[psych/anthro] The Other Problem with Big Brother

Jul 24, 2012 05:18

The NYTimes has an article Big Data on Campus about colleges using all sorts of innovative data mining and, well, surveillance, e.g.-- The research team's raw material: anonymous logs from swipes made with Arizona State ID cards. When students use these cards, be it to buy food on campus or access the fitness center, the transaction gets recorded. The question that struck Mr. Pittinsky was whether or not you could infer social ties from those trails.

Say two students swipe within 5 or 10 seconds of each other at different times of day in different contexts. Are they more likely to be friends? And can you predict attrition by pinpointing changes in how a student uses a campus? Say someone goes to Starbucks at 2 p.m. every day before 2:15 p.m. class. Then stops. "If that happens three weeks in a row," Mr. Pittinsky says, "and we're seeing log-ins into Blackboard, and maybe you've made a request at the registrar to have your transcript sent somewhere, there ought to be an adviser with a really big red flashing light saying, reach out to this student."
--to guide students and identify which are falling through the cracks.

The article is worth reading, not least because the critics of the MIT card back in the 1990s are entitled to a whopping ITYS. However, I think most people are so primed to perceive the Orwellian, privacy-invasion problems and the over-structuring problem, that they'll miss what strikes me as another very troubling aspect of this increasingly real scenario.

One of the part of human development we all have to go through is developing a "theory of mind", and coming to understand that other people have minds of their own, and perspectives and view points of their own. Including literally. Children have to learn that just because they know something, doesn't mean that other people know that something. Later on, young people develop increasing awareness that other people are people just like themselves, unable to read minds and predict the future, trying to function on imperfect information and with their own agendas and concerns.

You learn -- or are supposed to learn -- that you are not the center of the universe. That other people are not bit players in the movie of your life. That other people have a function other than catering to you, anticipating your needs and taking responsibility for your outcomes.

I think the idea of closely monitoring students and catching them as they fall through the cracks is a very laudable thing. And, still, at the same, time, I'm very creeped out by how closely the results of the performance surveillance system they describe resemble a childhood fantasy of omniscient parent-substitutes magically knowing everything and taking care of everything: When class meets, she taps her nails on the hard drive of Carolina Beltran's computer. "You were working on it at 4 a.m.," the instructor tells the student.

"Yeah, I mean, like, I sleep. My sleeping schedule is weird," Ms. Beltran stammers.
I'm less concerned that it's none of the instructor's goddamned business what time Ms. Beltran chooses to work on an assignment, than I am that Ms. Beltran is getting the impression that there is someone other than her who cares when she does her homework, who will intervene to make her do it at the "right time".

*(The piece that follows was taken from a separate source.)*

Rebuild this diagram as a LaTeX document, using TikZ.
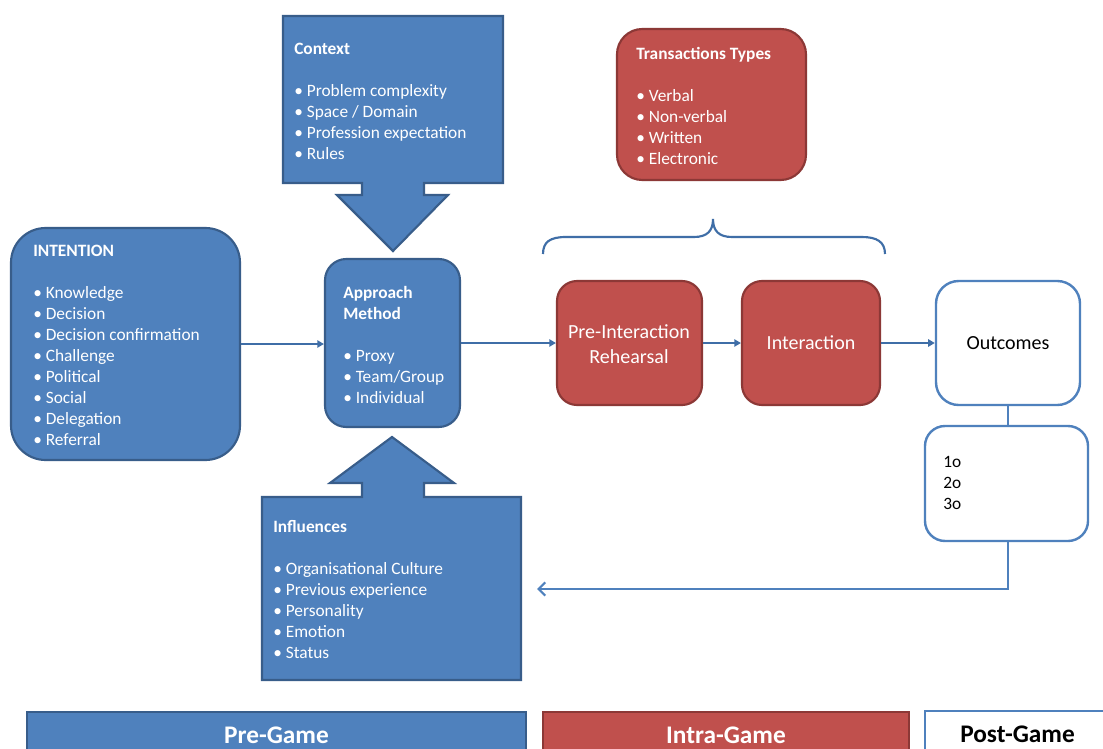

We know that paranoia is a bad thing, right? The reverse is pronoia: wikipedia: "having the sense that there is a conspiracy that exists to help the person." That is no more reality-congruent than paranoia, and is a kind of narcissistic infantile wish-fulfillment fantasy. Except in the collegiate bubbles described in the articles, it's also queasily accurate. "Just because you're pronoid doesn't mean they aren't out to help you"?

I don't think we want to be more encouraging college students to believe "it will all just work out because unseen people are looking out for me and will make sure things go okay."